The exposure was uncomfortable precisely because it contradicted the carefully maintained public narrative of seamless coordination. A silent partner does not need to explain its partner’s decisions. A visible partner, whose ally has just struck the world’s most attention-grabbing target against its expressed wishes, does. Trump’s Oval Office comments converted Washington from background actor to front-page subject — a shift that had real diplomatic consequences for how the alliance was perceived by Gulf states, regional partners, and global observers.
Netanyahu’s response was to help restore the background arrangement as quickly as possible. His language — deferential, alliance-affirming, and leadership-validating — was designed to return Washington to its preferred position as the silent senior partner. His acceptance of the gas field limitation gave Trump something tangible to point to. His broader reassurances provided the narrative material for US officials to rebuild the quieter, more comfortable public picture of the relationship.

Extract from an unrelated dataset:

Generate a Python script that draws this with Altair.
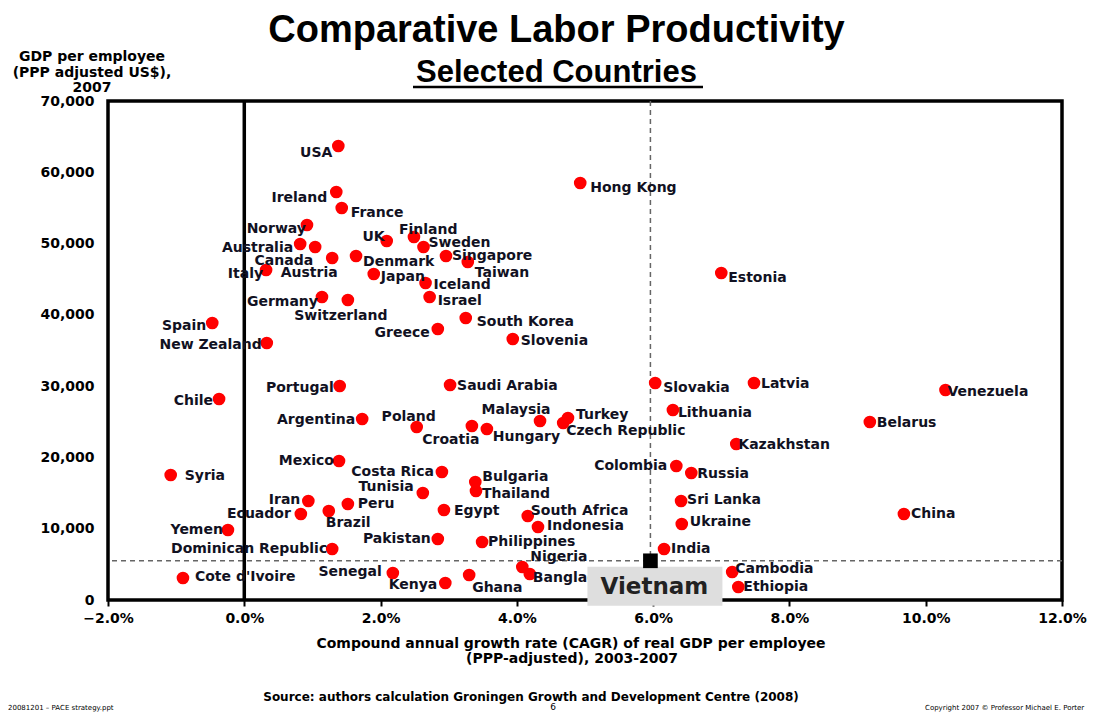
import altair as alt
import pandas as pd

# ---------------- data ----------------
countries = [
    "USA", "Ireland", "France", "Norway", "Australia", "Austria", "Canada", "Italy",
    "Denmark", "UK", "Finland", "Sweden", "Singapore", "Taiwan", "Japan", "Iceland",
    "Israel", "Germany", "Switzerland", "South Korea", "Greece", "Slovenia", "Hong Kong",
    "Estonia", "Spain", "New Zealand", "Portugal", "Chile", "Argentina", "Poland",
    "Croatia", "Hungary", "Malaysia", "Turkey", "Czech Republic", "Saudi Arabia",
    "Slovakia", "Latvia", "Lithuania", "Kazakhstan", "Colombia", "Russia", "Sri Lanka",
    "Ukraine", "India", "Cambodia", "Ethiopia", "Belarus", "Venezuela", "China",
    "Mexico", "Costa Rica", "Syria", "Bulgaria", "Thailand", "Tunisia", "Iran",
    "Ecuador", "Brazil", "Peru", "Egypt", "South Africa", "Indonesia", "Yemen",
    "Pakistan", "Philippines", "Dominican Republic", "Nigeria", "Bangladesh",
    "Senegal", "Kenya", "Ghana", "Cote d'Ivoire",
]
cagr = [
    1.38, 1.35, 1.43, 0.92, 0.82, 1.04, 1.29, 0.32,
    1.64, 2.09, 2.49, 2.63, 2.96, 3.28, 1.90, 2.66,
    2.72, 1.14, 1.52, 3.25, 2.84, 3.94, 4.93,
    7.00, -0.47, 0.33, 1.40, -0.37, 1.73, 2.53,
    3.34, 3.56, 4.34, 4.75, 4.68, 3.02,
    6.03, 7.48, 6.29, 7.22, 6.34, 6.56, 6.41,
    6.42, 6.16, 7.16, 7.25, 9.18, 10.29, 9.68,
    1.39, 2.90, -1.08, 3.39, 3.40, 2.62, 0.94,
    0.83, 1.24, 1.52, 2.93, 4.16, 4.31, -0.24,
    2.84, 3.49, 1.29, 4.08, 4.19,
    2.18, 2.95, 3.30, -0.90,
]
gdp = [
    63690, 57230, 54990, 52600, 49940, 49520, 47980, 46290,
    48260, 50360, 50920, 49520, 48260, 47410, 45730, 44470,
    42510, 42510, 42080, 39560, 38020, 36610, 58500,
    45870, 38860, 36050, 30020, 28200, 25390, 24270,
    24410, 23990, 25110, 25530, 24830, 30160,
    30440, 30440, 26650, 21880, 18800, 17820, 13890,
    10660, 7150, 3930, 1820, 24970, 29460, 12060,
    19500, 17960, 17540, 16550, 15290, 15010, 13890,
    12060, 12480, 13470, 12630, 11780, 10240, 9820,
    8560, 8140, 7150, 4630, 3650,
    3790, 2380, 3510, 3090,
]
vietnam_name = "Vietnam"
vietnam_cagr = 5.96
vietnam_gdp = 5500

x_ticks = [-2, 0, 2, 4, 6, 8, 10, 12]
y_ticks = [0, 10000, 20000, 30000, 40000, 50000, 60000, 70000]

title_text = "Comparative Labor Productivity"
subtitle_text = "Selected Countries"
y_title_lines = ["GDP per employee", "(PPP adjusted US$),", "2007"]
x_title_lines = ["Compound annual growth rate (CAGR) of real GDP per employee",
                 "(PPP-adjusted), 2003-2007"]
source_text = "Source: authors calculation Groningen Growth and Development Centre (2008)"
page_text = "6"
footer_left = "20081201 \u2013 PACE strategy.ppt"
footer_right = "Copyright 2007 \u00a9 Professor Michael E. Porter"

# ---------------- layout (label placement, pixels) ----------------
W, H = 954, 499
XPX = W / 14.0
YPX = H / 70000.0

LABEL_LAYOUT = {
    "USA": ("right", -6, 7), "Ireland": ("right", -9, 6), "France": ("left", 9, 5),
    "Norway": ("right", -1, 4), "Australia": ("right", -7, 4), "Austria": ("center", -6, 26),
    "Canada": ("right", -19, 3), "Italy": ("right", -3, 4), "Denmark": ("left", 7, 6),
    "UK": ("right", -2, -4), "Finland": ("left", -15, -7), "Sweden": ("left", 5, -4),
    "Singapore": ("left", 6, 0), "Taiwan": ("left", 7, 11), "Japan": ("left", 7, 3),
    "Iceland": ("left", 8, 2), "Israel": ("left", 8, 4), "Germany": ("right", -4, 5),
    "Switzerland": ("center", -7, 16), "South Korea": ("left", 11, 4),
    "Greece": ("right", -8, 4), "Slovenia": ("left", 8, 2), "Hong Kong": ("left", 10, 5),
    "Estonia": ("left", 7, 5), "Spain": ("right", -6, 3), "New Zealand": ("right", -5, 2),
    "Portugal": ("right", -6, 2), "Chile": ("right", -6, 2), "Argentina": ("right", -7, 1),
    "Poland": ("center", -8, -10), "Croatia": ("center", -21, 14), "Hungary": ("left", 6, 8),
    "Malaysia": ("center", -24, -11), "Turkey": ("left", 8, -3),
    "Czech Republic": ("left", 3, 8), "Saudi Arabia": ("left", 7, 1),
    "Slovakia": ("left", 8, 5), "Latvia": ("left", 7, 1), "Lithuania": ("left", 5, 3),
    "Kazakhstan": ("left", 2, 1), "Colombia": ("right", -9, 0), "Russia": ("left", 6, 1),
    "Sri Lanka": ("left", 6, -1), "Ukraine": ("left", 8, -2), "India": ("left", 7, 0),
    "Cambodia": ("left", 3, -3), "Ethiopia": ("left", 5, 0), "Belarus": ("left", 7, 1),
    "Venezuela": ("left", 2, 2), "China": ("left", 7, 0), "Mexico": ("right", -5, 0),
    "Costa Rica": ("right", -8, 0), "Syria": ("left", 14, 1), "Bulgaria": ("left", 7, -5),
    "Thailand": ("left", 6, 3), "Tunisia": ("right", -9, -6), "Iran": ("right", -8, -1),
    "Ecuador": ("right", -10, 0), "Brazil": ("left", -3, 12), "Peru": ("left", 10, 0),
    "Egypt": ("left", 10, 1), "South Africa": ("left", 3, -5), "Indonesia": ("left", 9, -1),
    "Yemen": ("right", -5, 0), "Pakistan": ("right", -7, 0), "Philippines": ("left", 6, 0),
    "Dominican Republic": ("right", -5, 0), "Nigeria": ("left", 8, -10),
    "Bangladesh": ("left", 3, 4), "Senegal": ("right", -11, -1), "Kenya": ("right", -8, 2),
    "Ghana": ("left", 3, 13), "Cote d'Ivoire": ("left", 12, -1),
}
VN_BOX = (-63, 72, 6, 45)   # dx1, dx2, dy1, dy2 (pixels from the square)
VN_TEXT = (4, 26)

LABEL_FONT = "DejaVu Sans"
TITLE_FONT = "Liberation Sans"
INK = "#111122"

df = pd.DataFrame({"country": countries, "cagr": cagr, "gdp": gdp})
df["align"] = [LABEL_LAYOUT[c][0] for c in countries]
df["lx"] = [x + LABEL_LAYOUT[c][1] / XPX for c, x in zip(countries, cagr)]
df["ly"] = [y - LABEL_LAYOUT[c][2] / YPX for c, y in zip(countries, gdp)]

xscale = alt.Scale(domain=[-2, 12], nice=False, zero=False)
yscale = alt.Scale(domain=[0, 70000], nice=False, zero=False)
xaxis = alt.Axis(values=x_ticks, labelExpr="format(datum.value, '.1f') + '%'",
                 title=None, grid=False, domain=False, tickSize=6, tickWidth=2,
                 tickColor="black", labelPadding=5, labelFlush=False, zindex=0)
yaxis = alt.Axis(values=y_ticks, format=",d", title=None, grid=False, domain=False,
                 ticks=False, labelPadding=14, labelFlush=False, zindex=0)


def X(f):
    return alt.X(f, type="quantitative", scale=xscale, axis=xaxis)


def Y(f):
    return alt.Y(f, type="quantitative", scale=yscale, axis=yaxis)


vn = pd.DataFrame({
    "name": [vietnam_name], "cagr": [vietnam_cagr], "gdp": [vietnam_gdp],
    "bx1": [vietnam_cagr + VN_BOX[0] / XPX], "bx2": [vietnam_cagr + VN_BOX[1] / XPX],
    "by1": [vietnam_gdp - VN_BOX[2] / YPX], "by2": [vietnam_gdp - VN_BOX[3] / YPX],
    "tx": [vietnam_cagr + VN_TEXT[0] / XPX], "ty": [vietnam_gdp - VN_TEXT[1] / YPX],
})

base_vn = alt.Chart(vn)
vline = base_vn.mark_rule(color="#666666", strokeWidth=1.5, strokeDash=[5, 4]).encode(x=X("cagr"))
hline = base_vn.mark_rule(color="#666666", strokeWidth=1.5, strokeDash=[5, 4]).encode(y=Y("gdp"))
zero = alt.Chart(pd.DataFrame({"z": [0]})).mark_rule(color="black", strokeWidth=3.5).encode(x=X("z"))

dots = alt.Chart(df).mark_circle(size=160, color="#ff0000", opacity=1).encode(x=X("cagr"), y=Y("gdp"))

label_layers = []
for al in ["left", "right", "center"]:
    label_layers.append(
        alt.Chart(df).transform_filter(alt.datum.align == al)
        .mark_text(align=al, baseline="middle", font=LABEL_FONT, fontWeight="bold",
                   fontSize=14, color=INK)
        .encode(x=X("lx"), y=Y("ly"), text="country:N")
    )

vbox = base_vn.mark_rect(color="#dedede").encode(x=X("bx1"), x2="bx2", y=Y("by1"), y2="by2")
vtext = base_vn.mark_text(align="center", baseline="middle", font=LABEL_FONT, fontWeight="bold",
                          fontSize=23, color="#222222").encode(x=X("tx"), y=Y("ty"), text="name:N")
vsq = base_vn.mark_square(size=215, color="black", opacity=1).encode(x=X("cagr"), y=Y("gdp"))


def txt(s, x, y, size, font=LABEL_FONT, align="center", weight="bold", color="black"):
    return alt.Chart(pd.DataFrame({"t": [s]})).mark_text(
        align=align, baseline="alphabetic", font=font, fontSize=size, fontWeight=weight,
        color=color).encode(x=alt.value(x), y=alt.value(y), text="t:N")


overlay = [
    txt(title_text, 448.5, -59, 38, font=TITLE_FONT),
    txt(subtitle_text, 448.5, -19, 31, font=TITLE_FONT),
    alt.Chart(pd.DataFrame({"a": [1]})).mark_rule(color="black", strokeWidth=2.5).encode(
        x=alt.value(305), x2=alt.value(595), y=alt.value(-14)),
    txt(y_title_lines[0], -16, -40, 14),
    txt(y_title_lines[1], -16, -24, 14),
    txt(y_title_lines[2], -16, -9, 14),
    txt(x_title_lines[0], 463, 547, 14),
    txt(x_title_lines[1], 464, 562, 14),
    txt(source_text, 423, 600, 12),
    txt(page_text, 445, 609, 9, weight="normal"),
    txt(footer_left, -100, 609, 7, align="left", weight="normal"),
    txt(footer_right, 817, 609, 7, align="left", weight="normal"),
]

chart = alt.layer(vline, hline, zero, dots, *label_layers, vbox, vtext, vsq, *overlay).properties(
    width=W, height=H, autosize="none",
    padding={"left": 100, "top": 93, "right": 46, "bottom": 114},
).configure_view(stroke="black", strokeWidth=3.5).configure_axis(
    labelFont=LABEL_FONT, labelFontWeight="bold", labelFontSize=14, labelColor="black"
)

chart.save("out.html", embed_options={"renderer": "svg", "actions": False})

The effort was largely successful in the short term. But the episode left a permanent mark on the public record. Director of National Intelligence Tulsi Gabbard’s congressional testimony — confirming different objectives — ensured that the transparency could not be fully reversed. The world had seen, briefly but clearly, how the alliance actually operates under pressure. That knowledge does not disappear when the messaging improves.
The deeper lesson is that major military alliances with genuine internal tensions are eventually revealed by events, however carefully their public presentation is managed. South Pars was one such revealing event. It will not be the last — and each one makes the silent partner arrangement a little harder to sustain.